Le Front d'action populaire en réaménagement urbain (FRAPRU) s'inquiète pour de nombreux ménages à faible revenu qui habitent dans des logements sociaux, qui risquent d'être confrontés à d'importantes hausses de loyer au cours des prochaines années lorsque l'hypothèque sur l'immeuble arrivera à échéance et que le gouvernement fédéral retirera son aide.

Au cours d'une rencontre avec la presse, mercredi, le coordonnateur du FRAPRU, François Saillant, a soulevé l'incertitude qui entoure ce phénomène encore peu connu du retrait fédéral à venir des logements sociaux déjà construits.

L'aide fédérale versée pour des logements sociaux au Québec valait pour des ententes de longue durée.
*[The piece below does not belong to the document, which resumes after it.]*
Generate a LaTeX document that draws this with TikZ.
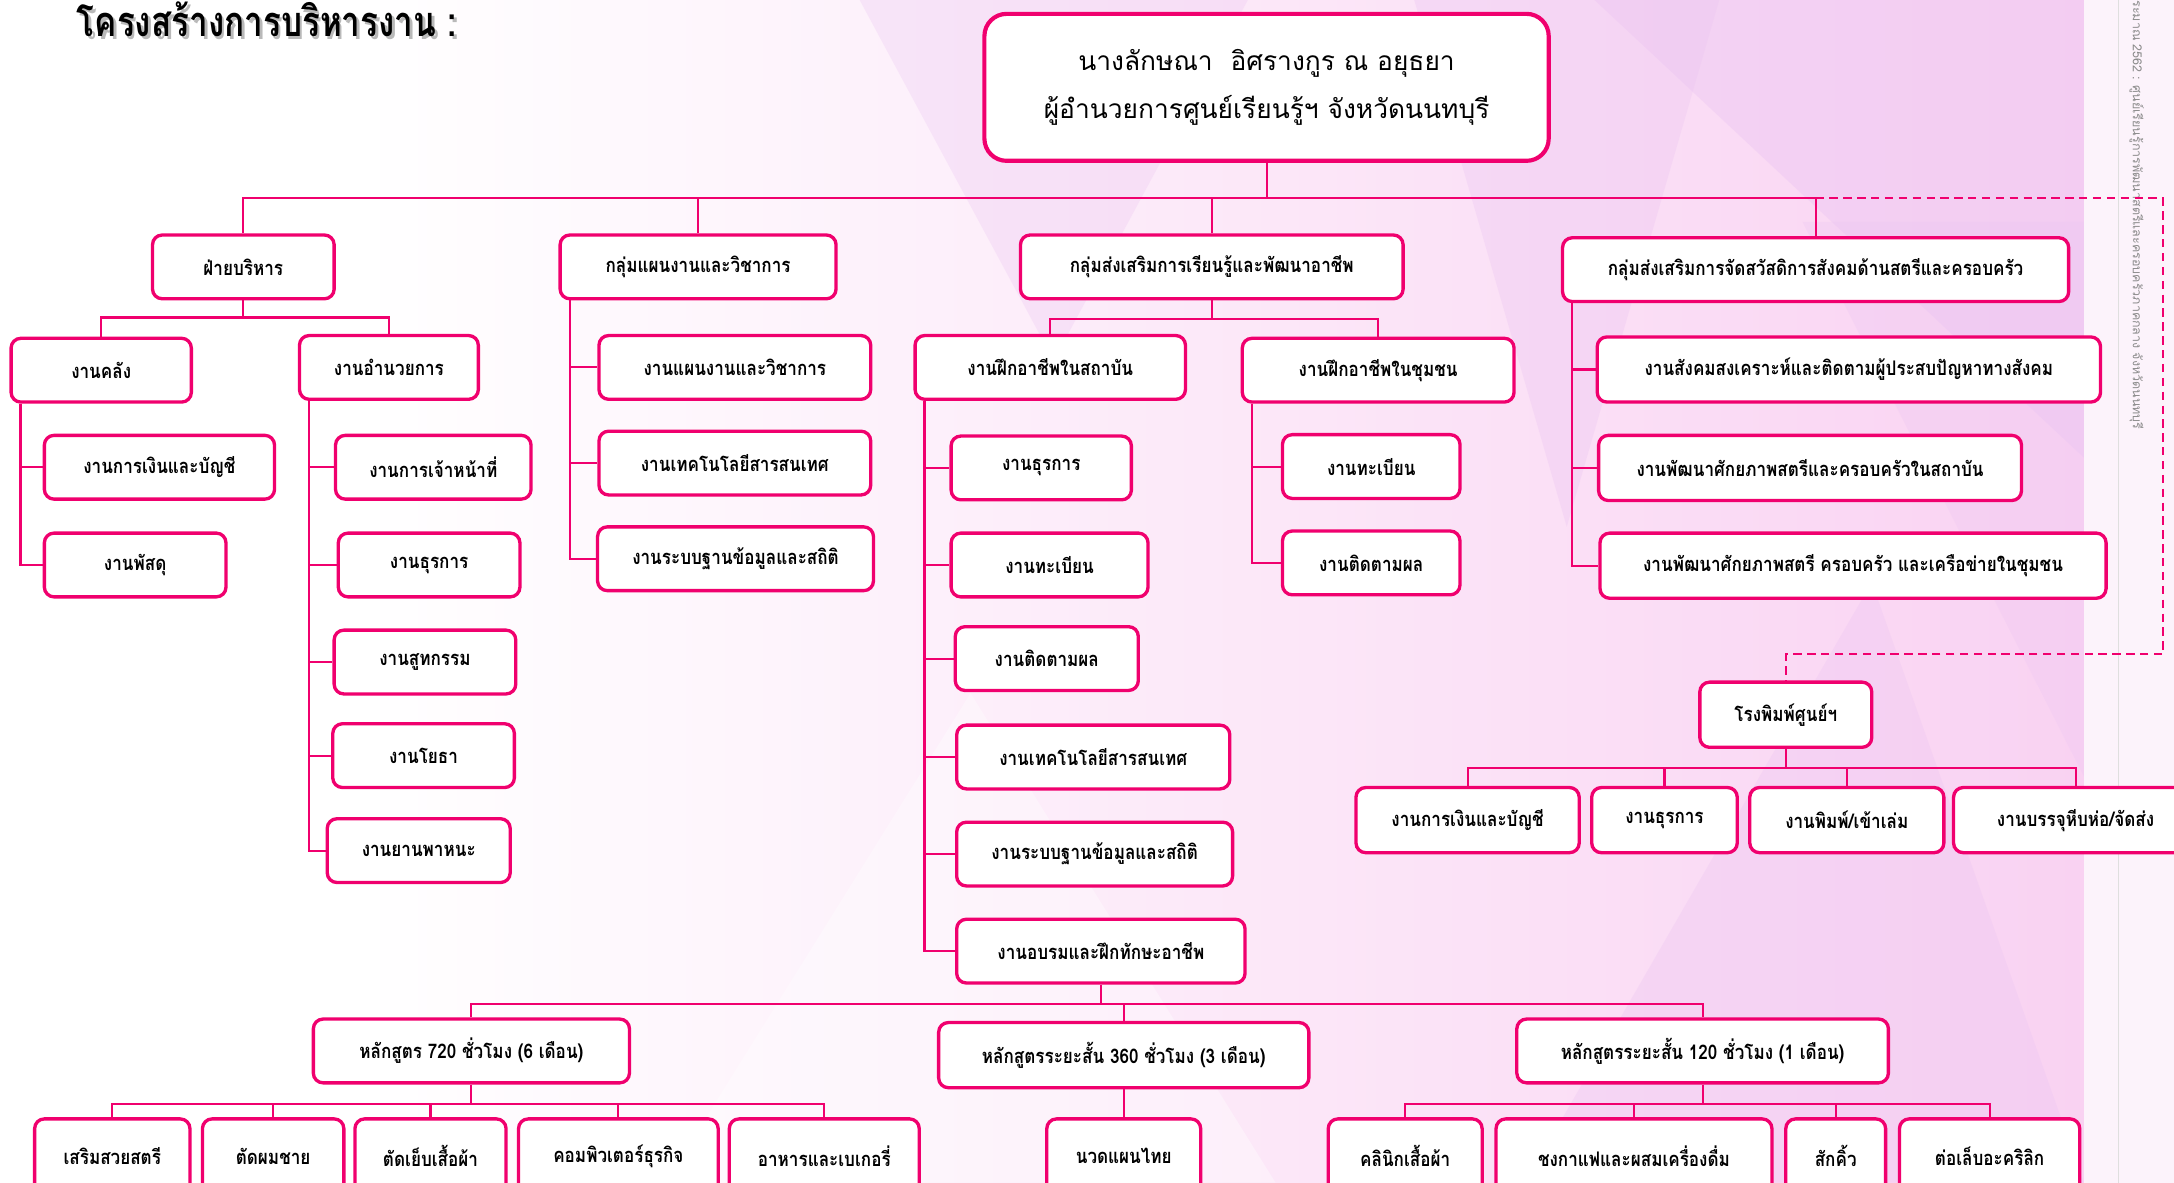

Or, la plus grande partie de ces ententes arriveront à échéance à la fin de la décennie 2010 ou au début des années 2020. Ainsi, lorsque l'hypothèque sur l'immeuble sera payée, le fédéral se retirera, ce qui risque d'entraîner des hausses de loyer importantes pour ces locataires à faible revenu, selon le FRAPRU.

«Ce qui est préoccupant là-dedans c'est que non seulement les listes d'attente pour des nouveaux logements sociaux s'allongent - du fait que les problèmes de logement s'accroissent à l'heure actuelle partout au Canada et au Québec - mais, en plus, on voit disparaître au fur et à mesure des logements sociaux qui, jusqu'ici, étaient abordables pour les ménages à faible revenu», s'est insurgée Marie-José Corriveau, organisatrice au FRAPRU, aux côtés de M. Saillant.

«Dans certains types de ces projets-là, par exemple, qui sont actuellement sous la seule supervision de la Société canadienne d'hypothèques et de logement (SCHJL), quand ils perdent leur subvention (du fédéral), on assiste à des augmentations de loyer qui peuvent aller de 200 $ à 300 $ par mois par ménage, ce qui est énorme», a illustré Mme Corriveau.

Certains ménages quittent alors leur logement qui n'est plus subventionné par le fédéral. D'autres y demeurent, car les loyers restent tout de même moins coûteux que dans le marché privé locatif, souligne Mme Corriveau.

Au Québec, selon le FRAPRU, 125 900 logements sociaux bénéficiaient encore de l'aide fédérale, à la fin de 2012. Mais c'était déjà 1350 de moins qu'en 2010.

Confronté au problème du désengagement fédéral du logement social, «Québec a accepté pour le moment de prendre une forme de relais», admet Mme Corriveau, qui note qu'il ne s'agit que d'une solution temporaire. «Il remplace le gouvernement fédéral, sauf qu'ils le font uniquement pour les locataires actuels de ces logements-là. Le jour où ces locataires-là vont disparaître, la subvention n'existera plus et le logement ne sera plus disponible pour les ménages à faible revenu», déplore-t-elle.

L'organisme de défense des droits des locataires souhaite que le gouvernement fédéral maintienne son aide financière pour ces logements sociaux construits dans le passé, lorsque les ententes arriveront à échéance. Il lui demande également de rétablir l'aide au logement social qu'il a supprimée à partir de 1994. «Le retrait fédéral (de l'époque) a sonné le glas du programme de HLM», a déploré de son côté François Saillant.

Selon ses calculs, depuis 1994, le Québec a ainsi été privé de 64 995 logements sociaux. Il arrive à ces chiffres en multipliant sur le nombre d'années la moyenne de 5356 logements sociaux subventionnés par le fédéral par année, de 1985 à 1989. Il tient compte, toutefois, du fait que le gouvernement du Québec, pendant cette période, a continué à financer des logements sociaux.

Plus précisément, selon les calculs du FRAPRU, la ville de Montréal a ainsi été privée de 28 600 logements sociaux par ce retrait du gouvernement fédéral, la ville de Québec de 5900, la ville de Gatineau de 2200, celle de Sherbrooke de 1700, celle de Trois-Rivières de 1600 et celle de Saguenay de 1000.

M. Saillant signale que 40 000 ménages au Québec attendent un logement dans un HLM, dont 22 700 à Montréal.